King County’s homeless population has continued to increase, if a little slower than before. This is according to the county’s annual point-in-time count, the results of which were released this week.
The count, which took place in January, found 12,112 people experiencing homelessness in King County, up four percent from 2017’s tally of 11,643. Seattle’s unsheltered population increased from 3,841 to 4,488. Among the countywide group, 52 percent were unsheltered — meaning that they were sleeping outside, in abandoned buildings, or in their cars—an increase of 15 percent over last year. A total of 3,352 were experiencing “chronic homelessness,” meaning that they have been homeless for longer than a year.
Kira Zylstra, interim director of All Home, King County’s coordinating agency for the regional homelessness response, said at a May 31 press conference that the increase in the total homeless population — both sheltered and unsheltered — was the slowest rate in the last four years, though she quickly added that “any number of people experiencing homelessness is too many.”
Also known as the One Night Count, the annual tally tracks the regional homeless population by having government officials, outreach workers, and community volunteers go out and manually count the number of people on the streets and in shelters on a single night/early morning at the beginning of each year. The figures produced by these surveys are one of the primary data sets used to measure the countywide homelessness crisis.
However, county officials stressed that these numbers are only a snapshot of the annual population of people experiencing homelessness compared against the previous year’s survey. Based on data from the county’s homelessness information database, around 30,000 individuals entered homelessness in 2017, though not all of them remained homeless.
The spike in the unsheltered population in the 2018 count is driven primarily by an increase of people living in cars, RVs, or vans. In 2018, an estimated 3,372 individuals were living in vehicles, up 46 percent since 2017. Conversely, the number of people living in tents outside decreased by seven percent since last year.
The 2018 survey also logged high numbers of health ailments amongst the regional homeless population. Approximately 70 percent of respondents said they had at least one health issue, most of which were psychiatric conditions, post traumatic stress disorder, and substance use disorder. And 36 percent said they had experienced domestic abuse.

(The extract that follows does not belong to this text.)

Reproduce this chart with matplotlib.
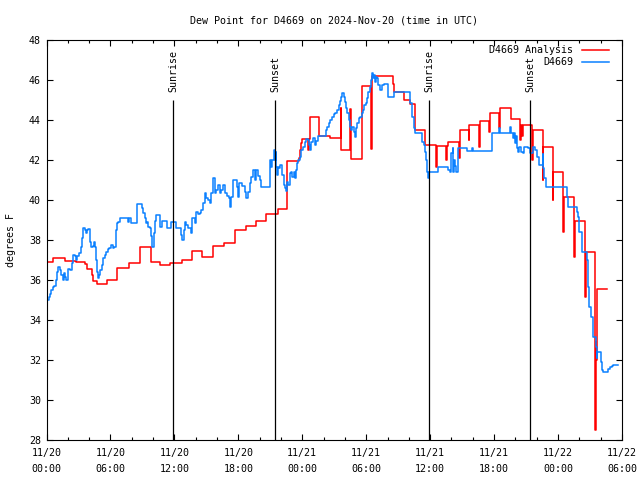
import matplotlib
matplotlib.use("Agg")
import matplotlib.pyplot as plt
from matplotlib.ticker import MultipleLocator

plt.rcParams['font.family'] = ['DejaVu Sans Mono']
FS = 7.2

# time axis: hours since 2024-11-20 00:00 UTC
analysis_hours = [0.0, 0.59, 1.76, 2.79, 3.63, 3.78, 4.29, 4.41, 4.72, 5.66,
                  6.64, 7.70, 8.73, 9.77, 10.68, 11.62, 12.71, 13.65, 14.62, 15.62,
                  16.62, 17.66, 18.75, 19.69, 20.63, 21.72, 22.57, 23.69, 23.8, 23.9,
                  23.98, 24.55, 24.62, 24.70, 25.54, 26.58, 27.62, 27.68, 28.50, 28.56,
                  29.65, 30.45, 30.52, 32.52, 32.59, 33.56, 34.09, 34.56, 35.50, 36.55,
                  36.62, 37.50, 37.56, 37.69, 38.70, 38.76, 38.79, 39.60, 39.66, 40.60,
                  40.67, 41.52, 41.60, 42.46, 42.54, 43.55, 44.45, 44.49, 44.66, 44.72,
                  45.55, 45.61, 46.55, 46.61, 47.50, 47.55, 48.49, 48.56, 49.50, 49.58,
                  50.55, 50.62, 51.44, 51.52, 51.58, 51.66, 52.62]
analysis_dewp = [36.9, 37.08, 36.97, 36.9, 36.8, 36.55, 36.25, 35.97, 35.78, 36.0,
                 36.6, 36.85, 37.63, 36.9, 36.75, 36.85, 37.0, 37.45, 37.13, 37.68,
                 37.83, 38.48, 38.7, 38.97, 39.28, 39.53, 41.97, 42.1, 42.5, 42.83,
                 43.03, 42.5, 43.03, 44.13, 43.2, 43.1, 44.6, 42.5, 44.55, 42.03,
                 45.7, 42.55, 46.2, 45.8, 45.38, 45.0, 44.8, 43.5, 42.75, 41.67,
                 42.7, 42.0, 42.7, 42.88, 42.1, 42.88, 43.5, 43.0, 43.73, 42.65,
                 43.97, 43.4, 44.33, 43.6, 44.58, 44.05, 43.0, 43.75, 43.2, 43.75,
                 42.0, 43.5, 41.0, 42.63, 40.0, 41.42, 38.4, 40.17, 37.15, 38.95,
                 35.15, 37.38, 28.5, 32.9, 32.0, 35.53, 35.53]

obs_hours = [0.0, 0.06, 0.19, 0.32, 0.44, 0.59, 0.75, 0.91, 1.0, 1.12,
             1.25, 1.38, 1.53, 1.63, 1.75, 1.85, 2.06, 2.2, 2.38, 2.5,
             2.65, 2.78, 2.9, 3.03, 3.25, 3.35, 3.44, 3.6, 3.72, 3.82,
             3.94, 4.04, 4.19, 4.35, 4.44, 4.57, 4.66, 4.76, 4.82, 4.91,
             5.04, 5.2, 5.29, 5.45, 5.6, 5.76, 5.9, 6.07, 6.23, 6.38,
             6.48, 6.64, 6.75, 6.89, 7.64, 7.75, 7.95, 8.48, 8.51, 8.95,
             9.08, 9.2, 9.3, 9.4, 9.52, 9.67, 9.78, 9.92, 10.05, 10.14,
             10.23, 10.67, 10.86, 11.3, 11.71, 12.11, 12.4, 12.64, 12.74, 12.9,
             12.96, 13.1, 13.27, 13.52, 13.65, 13.9, 14.05, 14.2, 14.37, 14.52,
             14.68, 14.84, 14.99, 15.15, 15.31, 15.46, 15.62, 15.78, 15.95, 16.09,
             16.25, 16.4, 16.56, 16.71, 16.9, 17.12, 17.18, 17.34, 17.5, 17.87,
             17.97, 18.06, 18.3, 18.59, 18.75, 18.9, 19.06, 19.22, 19.38, 19.53,
             19.69, 19.85, 20.0, 20.16, 20.94, 21.0, 21.1, 21.2, 21.32, 21.41,
             21.5, 21.57, 21.65, 21.75, 21.85, 21.95, 22.13, 22.26, 22.35, 22.44,
             22.57, 22.7, 22.82, 22.95, 23.07, 23.19, 23.3, 23.38, 23.51, 23.6,
             23.76, 23.91, 24.07, 24.23, 24.38, 24.5, 24.63, 24.7, 24.85, 25.01,
             25.17, 25.3, 25.48, 26.2, 26.33, 26.48, 26.64, 26.79, 26.95, 27.11,
             27.26, 27.42, 27.51, 27.61, 27.7, 27.83, 27.92, 28.02, 28.14, 28.24,
             28.36, 28.45, 28.55, 28.7, 28.83, 28.96, 29.08, 29.17, 29.3, 29.46,
             29.58, 29.71, 29.83, 29.96, 30.08, 30.21, 30.33, 30.43, 30.52, 30.61,
             30.71, 30.8, 30.9, 31.02, 31.12, 31.28, 31.5, 31.65, 32.0, 32.6,
             34.09, 34.25, 34.34, 34.46, 34.56, 35.28, 35.41, 35.5, 35.59, 35.72,
             35.81, 35.91, 36.78, 37.72, 37.85, 38.0, 38.1, 38.16, 38.25, 38.35,
             38.47, 38.63, 39.41, 39.88, 40.04, 41.76, 42.5, 42.58, 43.48, 43.6,
             43.73, 43.86, 43.95, 44.02, 44.11, 44.27, 44.36, 44.5, 44.67, 44.8,
             45.2, 45.36, 45.61, 45.83, 46.0, 46.14, 46.24, 46.5, 46.56, 46.61,
             46.71, 46.83, 48.81, 48.87, 48.93, 49.81, 49.86, 49.93, 50.0, 50.25,
             50.75, 50.84, 50.93, 51.06, 51.31, 51.53, 51.62, 51.68, 52.0, 52.09,
             52.18, 52.72, 52.87, 53.03, 53.19, 53.62]
obs_dewp = [34.75, 35.0, 35.13, 35.3, 35.5, 35.67, 35.7, 36.0, 36.42, 36.63,
            36.5, 36.25, 36.0, 36.33, 36.17, 36.0, 36.55, 36.5, 36.87, 37.25,
            37.2, 37.0, 37.2, 37.37, 37.67, 38.08, 38.58, 38.5, 38.33, 38.5,
            38.53, 37.92, 37.67, 37.7, 37.92, 37.67, 37.0, 36.42, 36.08, 36.25,
            36.5, 36.75, 37.08, 37.25, 37.42, 37.55, 37.6, 37.75, 37.58, 37.67,
            38.5, 38.83, 38.9, 39.08, 38.88, 39.08, 38.83, 39.25, 39.78, 39.58,
            39.37, 39.08, 38.83, 38.9, 38.67, 38.58, 38.2, 37.67, 38.33, 38.95,
            39.25, 38.67, 38.95, 38.58, 38.92, 38.58, 38.6, 38.25, 38.0, 38.5,
            38.92, 38.75, 38.58, 38.33, 39.08, 38.83, 39.42, 39.3, 39.33, 39.5,
            39.83, 40.33, 40.08, 40.0, 39.83, 40.33, 41.08, 40.33, 40.5, 40.75,
            40.33, 40.5, 40.75, 40.33, 40.2, 40.08, 39.67, 40.17, 41.0, 40.67,
            40.17, 40.83, 40.7, 40.42, 40.08, 40.4, 40.83, 41.17, 41.5, 41.0,
            41.5, 41.2, 41.0, 40.67, 41.17, 42.0, 41.67, 42.0, 42.5, 42.0,
            42.4, 41.67, 41.25, 41.67, 41.58, 41.75, 41.25, 40.75, 40.58, 40.47,
            40.92, 40.75, 41.33, 41.42, 41.17, 41.42, 41.1, 41.5, 41.83, 42.0,
            42.17, 42.5, 42.67, 42.92, 43.03, 43.0, 42.75, 42.5, 42.92, 43.08,
            42.75, 42.95, 43.2, 43.5, 43.67, 43.83, 44.0, 44.13, 44.28, 44.37,
            44.5, 44.75, 44.97, 45.17, 45.37, 45.33, 45.17, 44.92, 44.58, 44.33,
            44.0, 43.67, 43.5, 43.67, 43.42, 43.17, 43.58, 43.83, 44.08, 44.17,
            44.33, 44.5, 44.75, 44.87, 45.08, 45.42, 45.67, 46.0, 46.33, 46.08,
            46.25, 45.92, 46.17, 46.08, 45.75, 45.5, 45.75, 45.8, 45.13, 45.38,
            44.83, 44.37, 44.17, 43.58, 43.33, 42.92, 42.75, 42.42, 42.0, 41.42,
            41.08, 41.42, 41.63, 41.5, 41.42, 42.33, 42.58, 41.42, 42.0, 41.7,
            41.42, 42.58, 42.45, 42.58, 42.45, 43.33, 43.58, 43.33, 43.63, 43.33,
            43.08, 43.33, 42.83, 43.2, 42.58, 42.42, 42.67, 42.42, 42.37, 42.67,
            42.6, 42.37, 42.67, 42.5, 42.17, 42.13, 41.75, 41.75, 42.3, 41.58,
            41.08, 40.63, 40.63, 40.17, 39.63, 39.42, 39.17, 38.58, 38.42, 37.42,
            37.0, 35.67, 34.67, 34.13, 33.13, 32.67, 32.08, 32.42, 31.92, 31.5,
            31.42, 31.53, 31.63, 31.7, 31.75, 31.75]

sun_hours = [11.86, 21.46, 35.88, 45.36]
sun_labels = ["Sunrise", "Sunset", "Sunrise", "Sunset"]

tick_hours = [0, 6, 12, 18, 24, 30, 36, 42, 48, 54]
tick_labels = ["11/20\n00:00", "11/20\n06:00", "11/20\n12:00", "11/20\n18:00",
               "11/21\n00:00", "11/21\n06:00", "11/21\n12:00", "11/21\n18:00",
               "11/22\n00:00", "11/22\n06:00"]

red = '#ff0000'
blue = '#0a80ff'

fig = plt.figure(figsize=(6.4, 4.8), dpi=100)
ax = fig.add_axes([46.5 / 640, 40 / 480, 575.5 / 640, 400 / 480])

ax.step(analysis_hours, analysis_dewp, where='post', color=red, lw=1.1)
ax.step(obs_hours, obs_dewp, where='post', color=blue, lw=1.1)

# sunrise / sunset markers
ax.vlines(sun_hours, 28, 45, color='black', lw=0.9)
for h, lab in zip(sun_hours, sun_labels):
    ax.text(h, 45.4, lab, rotation=90, ha='center', va='bottom', fontsize=FS)

ax.set_xlim(0, 54)
ax.set_ylim(28, 48)
ax.set_xticks(tick_hours)
ax.set_xticklabels(tick_labels, linespacing=1.7)
ax.xaxis.set_minor_locator(MultipleLocator(2))
ax.yaxis.set_major_locator(MultipleLocator(2))

ax.tick_params(which='both', direction='in', top=True, right=True, width=0.8, labelsize=FS)
ax.tick_params(which='major', length=4.5)
ax.tick_params(which='minor', length=2.5)
ax.tick_params(axis='x', pad=6)
ax.tick_params(axis='y', pad=4)
for s in ax.spines.values():
    s.set_linewidth(0.8)

ax.set_ylabel('degrees F', fontsize=FS, labelpad=9)
ax.set_title('Dew Point for D4669 on 2024-Nov-20 (time in UTC)', fontsize=FS, pad=12)

# gnuplot-style key: right-justified text, then the line sample
key_rows = [("D4669 Analysis", red, 0.976), ("D4669", blue, 0.945)]
for lab, col, yy in key_rows:
    ax.text(0.9157, yy, lab, transform=ax.transAxes, ha='right', va='center', fontsize=FS)
    ax.plot([0.930, 0.978], [yy, yy], transform=ax.transAxes, color=col, lw=1.1)

fig.savefig('out.png', dpi=100)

Additionally, the geographic spread of the county’s homeless population has increased, reflecting the regional nature of the crisis. While Seattle maintains the largest unsheltered homeless population—71 percent of the 12,112 total—spikes were also noted in the north, northeast, and eastern portions of King County. Zylstra said that these spikes in northern and eastern King County are due to more homeless people living in their cars, as well as regional growth and the corresponding housing affordability crisis. “The economy is booming and rents are rising along with that,” she said. “That leads to more and more people falling into homelessness.”
According to the 2018 survey, 83 percent of the individuals surveyed in the 2018 were living in King County prior to becoming homeless. In contrast, 11 percent reported living in other Washington counties before becoming homless, and only six percent reported coming from another state.
Some positive changes were logged in the report concerning homeless unaccompanied minors, families, and veterans. Compared to 2017, the number of both unaccompanied homeless youth and veterans have decreased 22 and 31 percent, respectively. The count of persons in homeless families dropped by seven percent. County officials attributed to decrease in veteran homelessness to coordinated efforts on the federal and local level.
However, racial disparities remain persistent in the regional homeless population. While composing only six percent of King County, black individuals made up 27 percent of the total recorded homeless population in the January survey. Similarly, 15 percent of respondents were Latinx, compared to composing only nine percent of the countywide population.
LGBTQ individuals are also proportionally overrepresented in the regional homeless population. Of all the 1,518 recorded homeless youth and young adults, one-third identified as LGBTQ.
The findings of the 2018 count add a renewed sense of urgency to local efforts to address the issue, such as the employee head tax to fund affordable housing approved by the Seattle City Council two weeks ago. There’s also the pending recommendations on addressing homelessness from the county’s One Table task force. Just yesterday, Seattle Mayor Jenny Durkan announced that the city will be spending over $6 million to fund more emergency shelter beds and a tiny house village, increasing the city’s emergency shelter units by 25 percent over the next 90 days.
The regional housing affordable crisis was also illustrated both in the 2018 count and responses from government officials. Of homeless individuals contacted during the 2018 count, 98 percent said they would accept affordable housing if offered, while 21 percent said that their inability to access housing was why they were homeless. Another 25 percent said that job-loss pushed them into homelessness.
“People want housing,” said Zylstra. “Homelessness is not a choice.”
Mark Ellerbrook, manager of regional housing and community development in King County’s Community and Human Services Department, said at the May 31 presser that the region has a vast affordable housing shortage. “One of those areas that we need to focus on is affordable housing. By our estimation there is about a 90,000 unit gap,” he said. “We must do more to meet the growing needs of this crisis in our community.”